— Problem to solve —
In the copy, include every entry exactly but none of the images.

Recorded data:
━━━

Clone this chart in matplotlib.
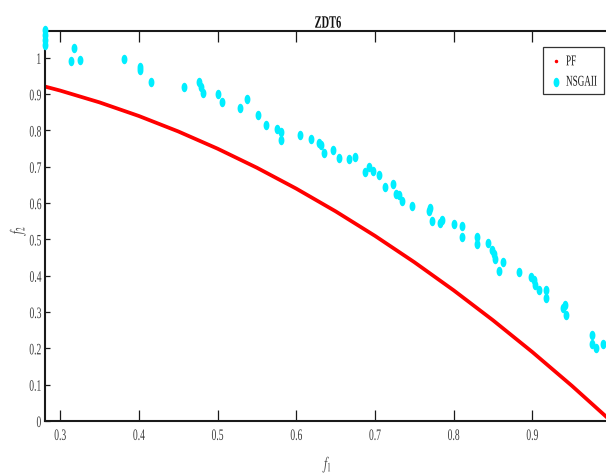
import numpy as np
import matplotlib
matplotlib.use("Agg")
import matplotlib.pyplot as plt
from matplotlib.patheffects import AbstractPathEffect
from matplotlib.transforms import Affine2D
from matplotlib.lines import Line2D
from matplotlib.patches import Rectangle

plt.rcParams['font.family'] = ['Liberation Serif', 'DejaVu Serif']
plt.rcParams['mathtext.fontset'] = 'stix'

# ---------------- data ----------------
pf_f1 = [0.2808, 0.30, 0.35, 0.40, 0.45, 0.50, 0.55, 0.60, 0.65, 0.70,
         0.75, 0.80, 0.85, 0.90, 0.95, 1.00]
pf_f2 = [0.921, 0.910, 0.8775, 0.840, 0.7975, 0.750, 0.6975, 0.640, 0.5775, 0.510,
         0.4375, 0.360, 0.2775, 0.190, 0.0975, 0.000]

ns_f1 = [0.281, 0.281, 0.281, 0.281, 0.318, 0.314, 0.325, 0.381, 0.401, 0.401,
         0.416, 0.457, 0.476, 0.479, 0.482, 0.501, 0.506, 0.529, 0.537, 0.551,
         0.561, 0.575, 0.581, 0.581, 0.605, 0.619, 0.629, 0.632, 0.635, 0.647,
         0.654, 0.667, 0.675, 0.688, 0.693, 0.698, 0.705, 0.713, 0.723, 0.727,
         0.730, 0.734, 0.747, 0.770, 0.769, 0.773, 0.783, 0.785, 0.800, 0.811,
         0.811, 0.830, 0.830, 0.844, 0.849, 0.851, 0.853, 0.863, 0.858, 0.883,
         0.898, 0.902, 0.904, 0.908, 0.918, 0.918, 0.941, 0.939, 0.943, 0.976,
         0.976, 0.981, 0.990]
ns_f2 = [1.076, 1.062, 1.048, 1.036, 1.028, 0.992, 0.995, 0.996, 0.976, 0.967,
         0.933, 0.921, 0.933, 0.919, 0.903, 0.901, 0.878, 0.861, 0.886, 0.844,
         0.815, 0.805, 0.795, 0.774, 0.788, 0.776, 0.766, 0.761, 0.738, 0.745,
         0.725, 0.721, 0.727, 0.686, 0.699, 0.689, 0.677, 0.645, 0.654, 0.625,
         0.622, 0.607, 0.593, 0.586, 0.577, 0.551, 0.546, 0.553, 0.542, 0.538,
         0.506, 0.508, 0.488, 0.490, 0.471, 0.459, 0.446, 0.437, 0.414, 0.409,
         0.397, 0.388, 0.375, 0.361, 0.361, 0.338, 0.320, 0.310, 0.292, 0.237,
         0.212, 0.202, 0.212]

x_ticks = [0.3, 0.4, 0.5, 0.6, 0.7, 0.8, 0.9]
x_labels = ['0.3', '0.4', '0.5', '0.6', '0.7', '0.8', '0.9']
y_ticks = [0, 0.1, 0.2, 0.3, 0.4, 0.5, 0.6, 0.7, 0.8, 0.9, 1.0]
y_labels = ['0', '0.1', '0.2', '0.3', '0.4', '0.5', '0.6', '0.7', '0.8', '0.9', '1']
series_names = ['PF', 'NSGAII']


# ------------- text squeeze (narrow look) -------------
class Squeeze(AbstractPathEffect):
    def __init__(self, sx=0.6, anchor='center', sy=1.0):
        super().__init__()
        self.sx = sx
        self.sy = sy
        self.anchor = anchor

    def draw_path(self, renderer, gc, tpath, affine, rgbFace=None):
        ext = tpath.get_extents()
        if self.anchor == 'center':
            cx = (ext.x0 + ext.x1) / 2
        elif self.anchor == 'right':
            cx = ext.x1
        else:
            cx = ext.x0
        t = Affine2D().translate(-cx, 0).scale(self.sx, self.sy).translate(cx, 0)
        renderer.draw_path(gc, tpath, t + affine, rgbFace)


SX = 0.6
cyan = '#00eeff'
tick_col = '#3a3a3a'
spine_col = '#1a1a1a'
t = np.linspace(0, 2 * np.pi, 41)
ellipse = np.column_stack([0.62 * np.cos(t), np.sin(t)])

fig = plt.figure(figsize=(6.06, 4.74), dpi=100)
ax = fig.add_axes([45 / 606, 53 / 474, 566 / 606, 390 / 474])

ax.plot(pf_f1, pf_f2, color='#ff0000', lw=2.7, zorder=2)
ax.plot(ns_f1, ns_f2, linestyle='None', marker=ellipse, markersize=6.8,
        color=cyan, markeredgecolor='none', zorder=6, clip_on=False)

ax.set_xlim(0.2808, 1.0)
ax.set_ylim(0, 1.074)
ax.set_xticks(x_ticks)
ax.set_xticklabels(x_labels)
ax.set_yticks(y_ticks)
ax.set_yticklabels(y_labels)

ax.tick_params(axis='x', direction='in', length=7.9, width=0.9, top=True,
               bottom=True, pad=5.0, labelsize=11.5, labelcolor=tick_col,
               color=spine_col)
ax.tick_params(axis='y', direction='in', length=3.6, width=0.9, left=True,
               right=True, pad=2.5, labelsize=11.5, labelcolor=tick_col,
               color=spine_col)
for s in ax.spines.values():
    s.set_linewidth(1.5)
    s.set_color(spine_col)

for lbl in ax.get_xticklabels():
    lbl.set_path_effects([Squeeze(SX, 'center')])
for lbl in ax.get_yticklabels():
    lbl.set_path_effects([Squeeze(SX, 'right')])

title = ax.set_title('ZDT6', fontweight='bold', fontsize=12.5, pad=2.4,
                     color='#111111')
title.set_path_effects([Squeeze(SX, 'center')])

xl = ax.set_xlabel('$f_1$', fontsize=13, color=tick_col)
ax.xaxis.set_label_coords(0.5035, -0.087)
xl.set_path_effects([Squeeze(SX, 'center')])
yl = ax.set_ylabel('$f_2$', fontsize=13, color=tick_col)
ax.yaxis.set_label_coords(-0.03, 0.495)
yl.set_path_effects([Squeeze(SX, 'center')])

# legend
handles = [Line2D([], [], color='#ff0000', marker='.', markersize=3,
                  linestyle='None'),
           Line2D([], [], linestyle='None', marker=ellipse, markersize=6.8,
                  color=cyan, markeredgecolor='none')]
leg = ax.legend(handles, series_names, loc='upper left',
                bbox_to_anchor=(543 / 606, 1 - 47 / 474),
                bbox_transform=fig.transFigure, frameon=False, fontsize=8,
                borderpad=0.95, labelspacing=0.95, handlelength=0.45,
                handletextpad=0.67, borderaxespad=0)
leg.set_zorder(8)
for tx in leg.get_texts():
    tx.set_path_effects([Squeeze(0.82, 'left', 1.35)])
    tx.set_color('#1a1a1a')
frame = Rectangle((543 / 606, 1 - 94 / 474), 61 / 606, 47 / 474,
                  transform=fig.transFigure, facecolor='white',
                  edgecolor='#333333', lw=0.9, zorder=7)
ax.add_artist(frame)

fig.savefig('out.png', dpi=100)
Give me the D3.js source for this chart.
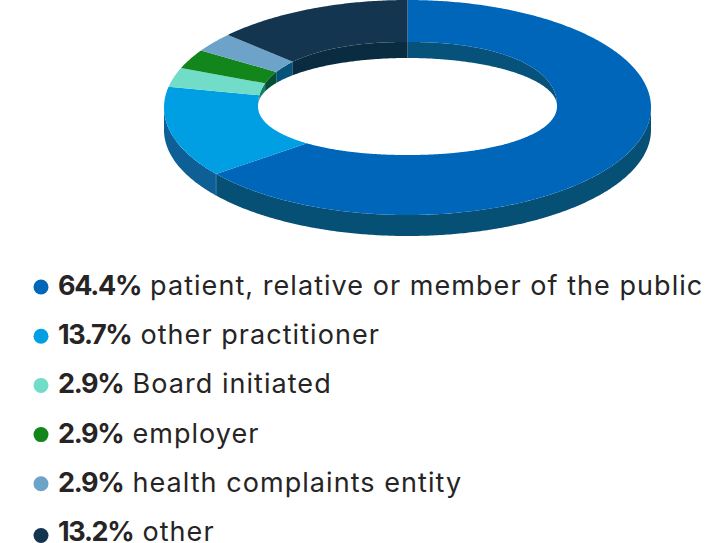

━━━

— Complete response —
Clone this chart in matplotlib.
import numpy as np
import matplotlib
matplotlib.use("Agg")
import matplotlib.pyplot as plt
from matplotlib.patheffects import AbstractPathEffect
from matplotlib.transforms import Affine2D
from matplotlib.lines import Line2D
from matplotlib.patches import Rectangle

plt.rcParams['font.family'] = ['Liberation Serif', 'DejaVu Serif']
plt.rcParams['mathtext.fontset'] = 'stix'

# ---------------- data ----------------
pf_f1 = [0.2808, 0.30, 0.35, 0.40, 0.45, 0.50, 0.55, 0.60, 0.65, 0.70,
         0.75, 0.80, 0.85, 0.90, 0.95, 1.00]
pf_f2 = [0.921, 0.910, 0.8775, 0.840, 0.7975, 0.750, 0.6975, 0.640, 0.5775, 0.510,
         0.4375, 0.360, 0.2775, 0.190, 0.0975, 0.000]

ns_f1 = [0.281, 0.281, 0.281, 0.281, 0.318, 0.314, 0.325, 0.381, 0.401, 0.401,
         0.416, 0.457, 0.476, 0.479, 0.482, 0.501, 0.506, 0.529, 0.537, 0.551,
         0.561, 0.575, 0.581, 0.581, 0.605, 0.619, 0.629, 0.632, 0.635, 0.647,
         0.654, 0.667, 0.675, 0.688, 0.693, 0.698, 0.705, 0.713, 0.723, 0.727,
         0.730, 0.734, 0.747, 0.770, 0.769, 0.773, 0.783, 0.785, 0.800, 0.811,
         0.811, 0.830, 0.830, 0.844, 0.849, 0.851, 0.853, 0.863, 0.858, 0.883,
         0.898, 0.902, 0.904, 0.908, 0.918, 0.918, 0.941, 0.939, 0.943, 0.976,
         0.976, 0.981, 0.990]
ns_f2 = [1.076, 1.062, 1.048, 1.036, 1.028, 0.992, 0.995, 0.996, 0.976, 0.967,
         0.933, 0.921, 0.933, 0.919, 0.903, 0.901, 0.878, 0.861, 0.886, 0.844,
         0.815, 0.805, 0.795, 0.774, 0.788, 0.776, 0.766, 0.761, 0.738, 0.745,
         0.725, 0.721, 0.727, 0.686, 0.699, 0.689, 0.677, 0.645, 0.654, 0.625,
         0.622, 0.607, 0.593, 0.586, 0.577, 0.551, 0.546, 0.553, 0.542, 0.538,
         0.506, 0.508, 0.488, 0.490, 0.471, 0.459, 0.446, 0.437, 0.414, 0.409,
         0.397, 0.388, 0.375, 0.361, 0.361, 0.338, 0.320, 0.310, 0.292, 0.237,
         0.212, 0.202, 0.212]

x_ticks = [0.3, 0.4, 0.5, 0.6, 0.7, 0.8, 0.9]
x_labels = ['0.3', '0.4', '0.5', '0.6', '0.7', '0.8', '0.9']
y_ticks = [0, 0.1, 0.2, 0.3, 0.4, 0.5, 0.6, 0.7, 0.8, 0.9, 1.0]
y_labels = ['0', '0.1', '0.2', '0.3', '0.4', '0.5', '0.6', '0.7', '0.8', '0.9', '1']
series_names = ['PF', 'NSGAII']


# ------------- text squeeze (narrow look) -------------
class Squeeze(AbstractPathEffect):
    def __init__(self, sx=0.6, anchor='center', sy=1.0):
        super().__init__()
        self.sx = sx
        self.sy = sy
        self.anchor = anchor

    def draw_path(self, renderer, gc, tpath, affine, rgbFace=None):
        ext = tpath.get_extents()
        if self.anchor == 'center':
            cx = (ext.x0 + ext.x1) / 2
        elif self.anchor == 'right':
            cx = ext.x1
        else:
            cx = ext.x0
        t = Affine2D().translate(-cx, 0).scale(self.sx, self.sy).translate(cx, 0)
        renderer.draw_path(gc, tpath, t + affine, rgbFace)


SX = 0.6
cyan = '#00eeff'
tick_col = '#3a3a3a'
spine_col = '#1a1a1a'
t = np.linspace(0, 2 * np.pi, 41)
ellipse = np.column_stack([0.62 * np.cos(t), np.sin(t)])

fig = plt.figure(figsize=(6.06, 4.74), dpi=100)
ax = fig.add_axes([45 / 606, 53 / 474, 566 / 606, 390 / 474])

ax.plot(pf_f1, pf_f2, color='#ff0000', lw=2.7, zorder=2)
ax.plot(ns_f1, ns_f2, linestyle='None', marker=ellipse, markersize=6.8,
        color=cyan, markeredgecolor='none', zorder=6, clip_on=False)

ax.set_xlim(0.2808, 1.0)
ax.set_ylim(0, 1.074)
ax.set_xticks(x_ticks)
ax.set_xticklabels(x_labels)
ax.set_yticks(y_ticks)
ax.set_yticklabels(y_labels)

ax.tick_params(axis='x', direction='in', length=7.9, width=0.9, top=True,
               bottom=True, pad=5.0, labelsize=11.5, labelcolor=tick_col,
               color=spine_col)
ax.tick_params(axis='y', direction='in', length=3.6, width=0.9, left=True,
               right=True, pad=2.5, labelsize=11.5, labelcolor=tick_col,
               color=spine_col)
for s in ax.spines.values():
    s.set_linewidth(1.5)
    s.set_color(spine_col)

for lbl in ax.get_xticklabels():
    lbl.set_path_effects([Squeeze(SX, 'center')])
for lbl in ax.get_yticklabels():
    lbl.set_path_effects([Squeeze(SX, 'right')])

title = ax.set_title('ZDT6', fontweight='bold', fontsize=12.5, pad=2.4,
                     color='#111111')
title.set_path_effects([Squeeze(SX, 'center')])

xl = ax.set_xlabel('$f_1$', fontsize=13, color=tick_col)
ax.xaxis.set_label_coords(0.5035, -0.087)
xl.set_path_effects([Squeeze(SX, 'center')])
yl = ax.set_ylabel('$f_2$', fontsize=13, color=tick_col)
ax.yaxis.set_label_coords(-0.03, 0.495)
yl.set_path_effects([Squeeze(SX, 'center')])

# legend
handles = [Line2D([], [], color='#ff0000', marker='.', markersize=3,
                  linestyle='None'),
           Line2D([], [], linestyle='None', marker=ellipse, markersize=6.8,
                  color=cyan, markeredgecolor='none')]
leg = ax.legend(handles, series_names, loc='upper left',
                bbox_to_anchor=(543 / 606, 1 - 47 / 474),
                bbox_transform=fig.transFigure, frameon=False, fontsize=8,
                borderpad=0.95, labelspacing=0.95, handlelength=0.45,
                handletextpad=0.67, borderaxespad=0)
leg.set_zorder(8)
for tx in leg.get_texts():
    tx.set_path_effects([Squeeze(0.82, 'left', 1.35)])
    tx.set_color('#1a1a1a')
frame = Rectangle((543 / 606, 1 - 94 / 474), 61 / 606, 47 / 474,
                  transform=fig.transFigure, facecolor='white',
                  edgecolor='#333333', lw=0.9, zorder=7)
ax.add_artist(frame)

fig.savefig('out.png', dpi=100)
Give me the D3.js source for this chart.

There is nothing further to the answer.